◆ Supplied material
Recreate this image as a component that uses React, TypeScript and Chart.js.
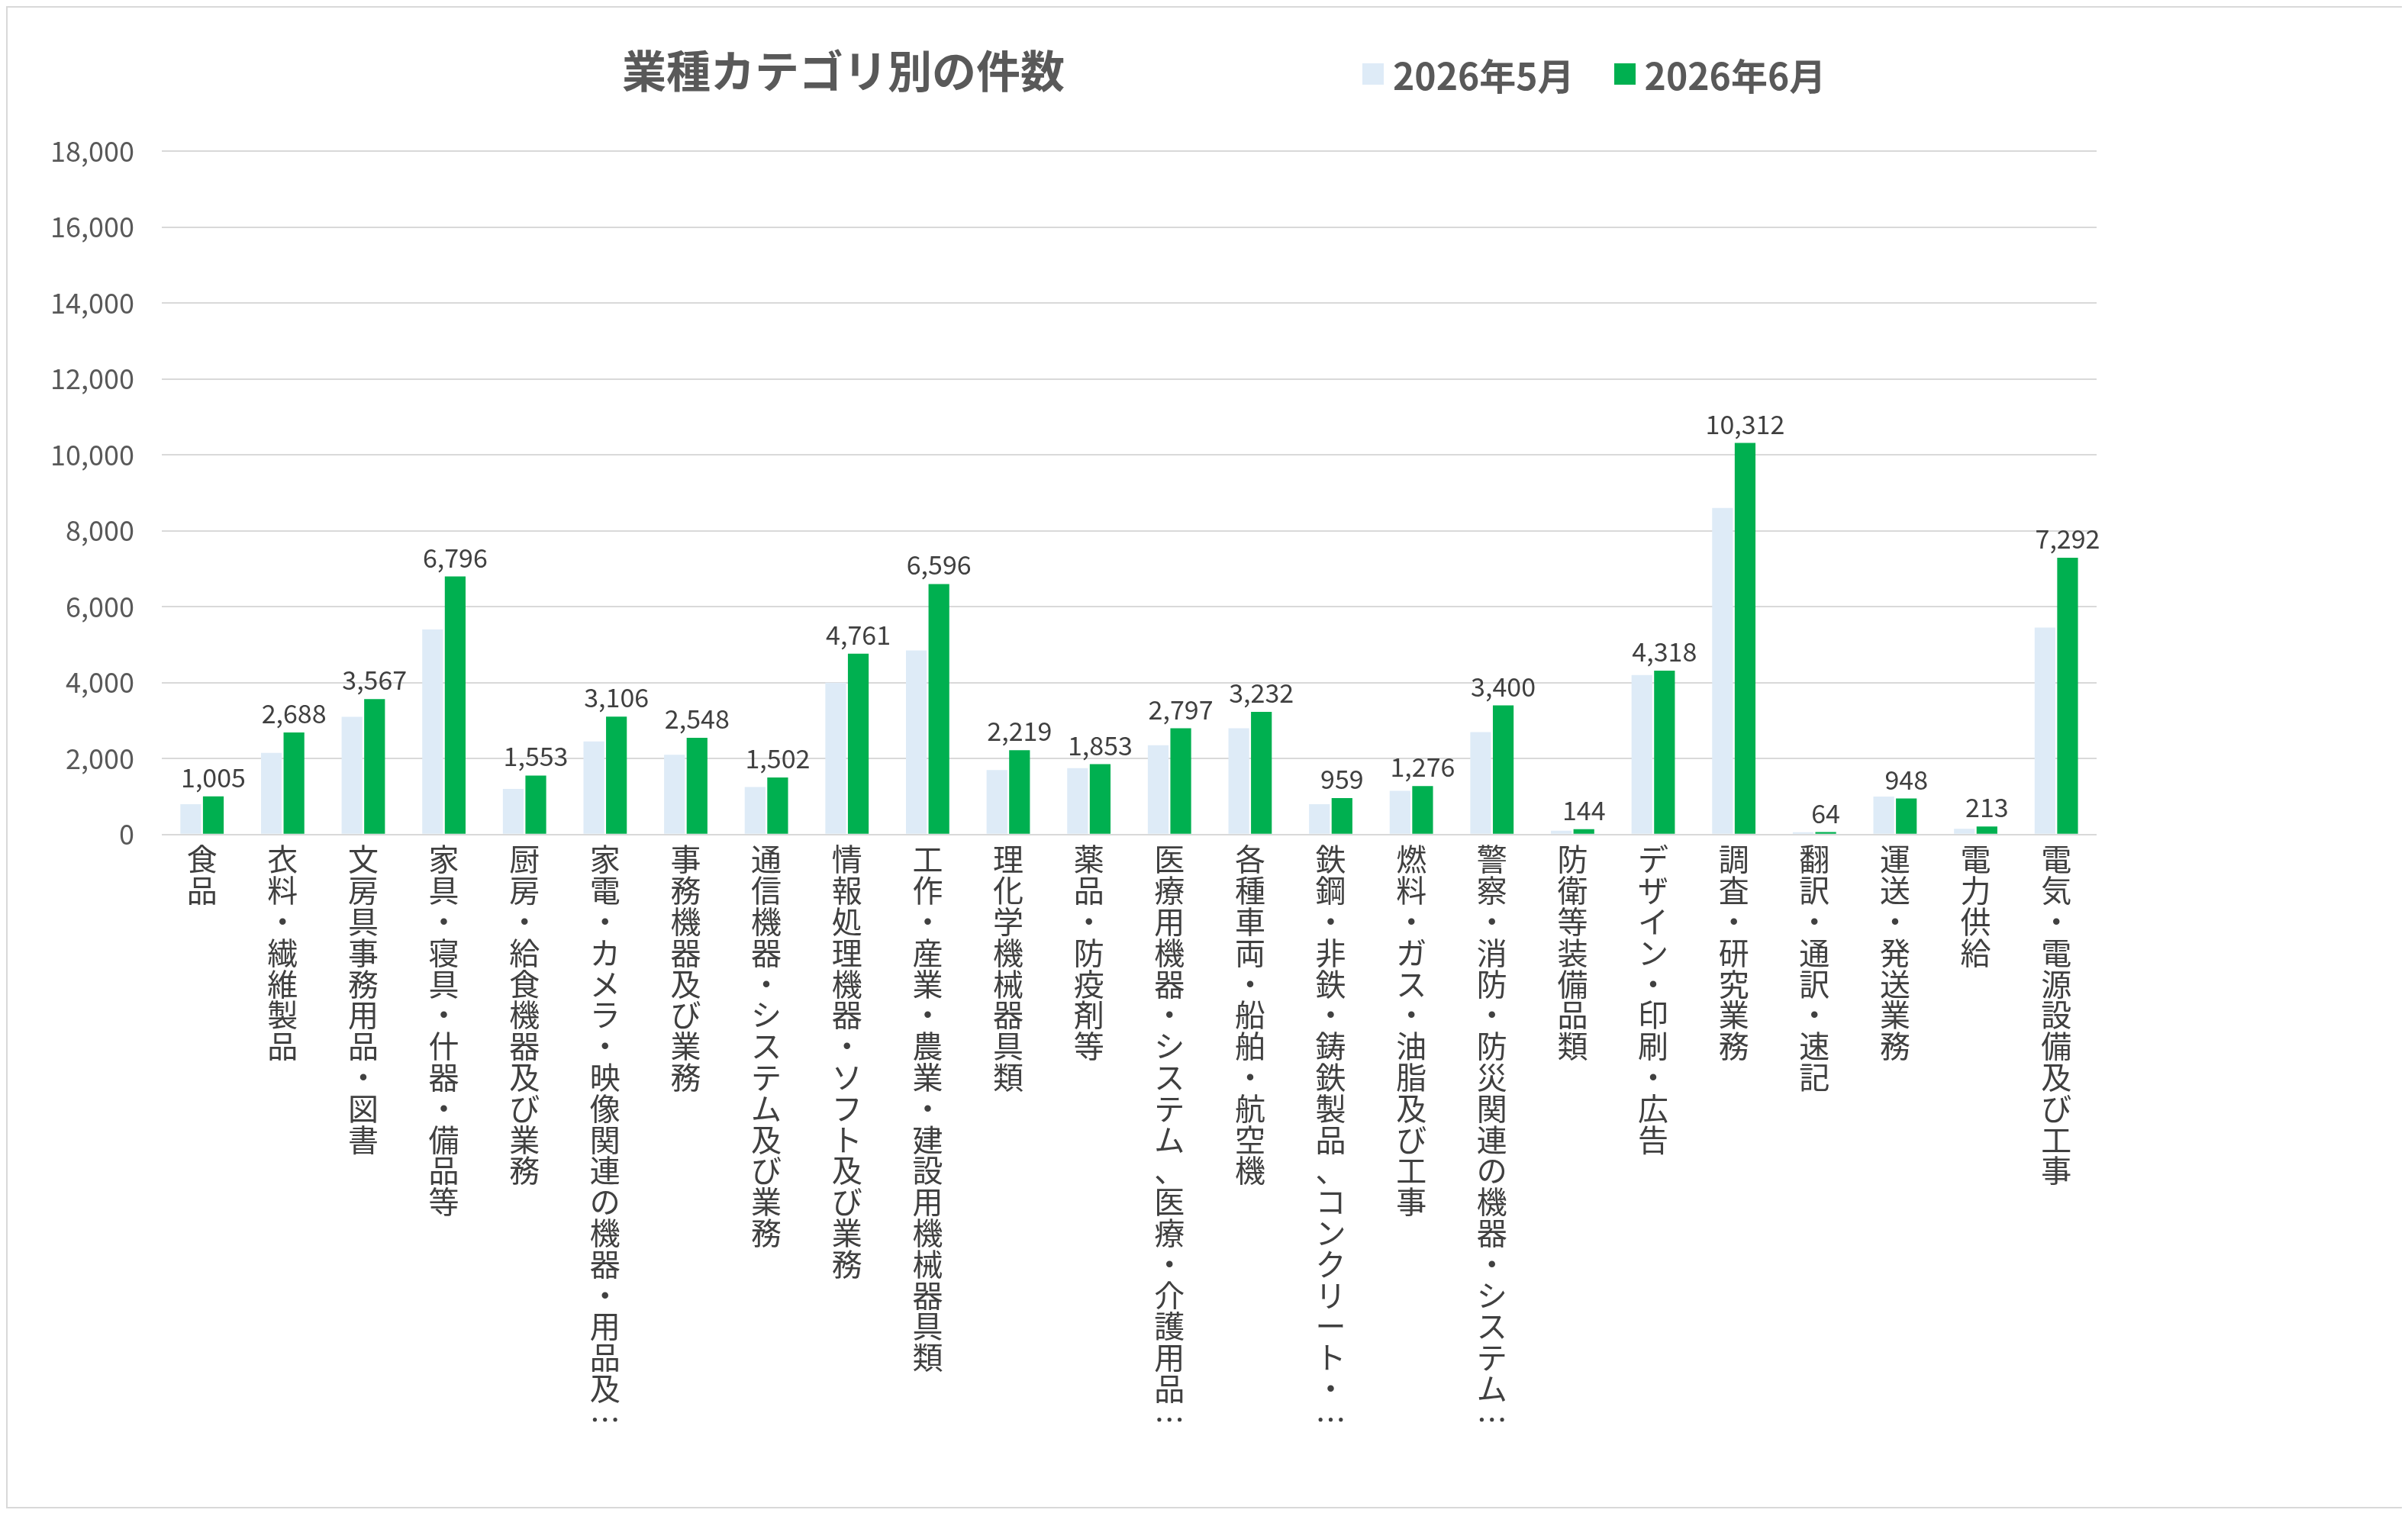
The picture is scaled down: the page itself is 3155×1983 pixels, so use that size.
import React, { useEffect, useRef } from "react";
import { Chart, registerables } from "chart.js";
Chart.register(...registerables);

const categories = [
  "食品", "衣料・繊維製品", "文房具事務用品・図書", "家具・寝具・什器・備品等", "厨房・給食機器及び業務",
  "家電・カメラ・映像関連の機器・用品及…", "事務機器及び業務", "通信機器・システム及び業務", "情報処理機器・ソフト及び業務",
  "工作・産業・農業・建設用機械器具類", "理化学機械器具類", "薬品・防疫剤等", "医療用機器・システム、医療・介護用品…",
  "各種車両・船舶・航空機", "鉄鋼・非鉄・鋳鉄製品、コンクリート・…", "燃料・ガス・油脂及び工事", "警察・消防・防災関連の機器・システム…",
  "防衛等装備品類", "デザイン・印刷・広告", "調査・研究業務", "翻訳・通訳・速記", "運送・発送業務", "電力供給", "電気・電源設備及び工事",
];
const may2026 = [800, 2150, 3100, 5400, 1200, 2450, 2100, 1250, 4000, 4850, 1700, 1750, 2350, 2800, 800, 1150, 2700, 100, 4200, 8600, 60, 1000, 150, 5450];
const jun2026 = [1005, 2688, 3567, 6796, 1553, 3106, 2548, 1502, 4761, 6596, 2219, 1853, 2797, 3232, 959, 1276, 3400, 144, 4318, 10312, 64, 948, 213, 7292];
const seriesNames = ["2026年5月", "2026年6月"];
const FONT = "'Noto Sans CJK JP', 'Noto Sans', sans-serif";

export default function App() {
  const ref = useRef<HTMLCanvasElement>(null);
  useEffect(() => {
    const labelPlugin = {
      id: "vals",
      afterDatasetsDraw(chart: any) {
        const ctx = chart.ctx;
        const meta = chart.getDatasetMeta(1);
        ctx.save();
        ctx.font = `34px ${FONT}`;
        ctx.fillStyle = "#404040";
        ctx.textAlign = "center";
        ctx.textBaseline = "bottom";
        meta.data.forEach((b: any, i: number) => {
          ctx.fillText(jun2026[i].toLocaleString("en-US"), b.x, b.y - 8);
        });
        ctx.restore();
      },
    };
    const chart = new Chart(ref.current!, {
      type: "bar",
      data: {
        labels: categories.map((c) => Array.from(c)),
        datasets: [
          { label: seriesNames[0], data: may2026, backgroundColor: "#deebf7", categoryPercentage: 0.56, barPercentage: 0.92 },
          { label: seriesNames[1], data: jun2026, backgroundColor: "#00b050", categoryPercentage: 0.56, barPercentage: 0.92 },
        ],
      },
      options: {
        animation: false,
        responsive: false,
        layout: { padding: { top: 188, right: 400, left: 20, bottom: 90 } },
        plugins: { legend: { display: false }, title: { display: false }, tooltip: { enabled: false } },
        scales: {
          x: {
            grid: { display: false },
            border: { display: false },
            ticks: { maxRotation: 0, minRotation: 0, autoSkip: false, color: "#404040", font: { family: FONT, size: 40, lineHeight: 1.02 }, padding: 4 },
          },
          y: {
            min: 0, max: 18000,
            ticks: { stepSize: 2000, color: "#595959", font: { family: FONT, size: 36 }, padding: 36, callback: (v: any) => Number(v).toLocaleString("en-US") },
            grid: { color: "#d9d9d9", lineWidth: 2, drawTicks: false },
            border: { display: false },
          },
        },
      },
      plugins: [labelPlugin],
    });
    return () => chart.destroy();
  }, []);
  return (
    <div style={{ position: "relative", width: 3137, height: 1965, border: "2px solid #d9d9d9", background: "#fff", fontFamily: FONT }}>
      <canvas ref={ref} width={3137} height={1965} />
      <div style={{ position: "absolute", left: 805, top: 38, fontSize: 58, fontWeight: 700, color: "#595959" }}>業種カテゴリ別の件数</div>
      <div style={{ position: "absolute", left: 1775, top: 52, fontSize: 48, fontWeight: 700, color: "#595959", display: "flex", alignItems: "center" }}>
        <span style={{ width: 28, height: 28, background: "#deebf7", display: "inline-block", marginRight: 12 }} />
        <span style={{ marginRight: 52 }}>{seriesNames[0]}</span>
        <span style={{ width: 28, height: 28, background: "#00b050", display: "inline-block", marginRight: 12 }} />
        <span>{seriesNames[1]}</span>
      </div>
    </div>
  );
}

◆ Exercise requirements
Pull out each line containing the word "that" and copy it.

◆ Reply to the exercise
Recreate this image as a component that uses React, TypeScript and Chart.js.
The picture is scaled down: the page itself is 3155×1983 pixels, so use that size.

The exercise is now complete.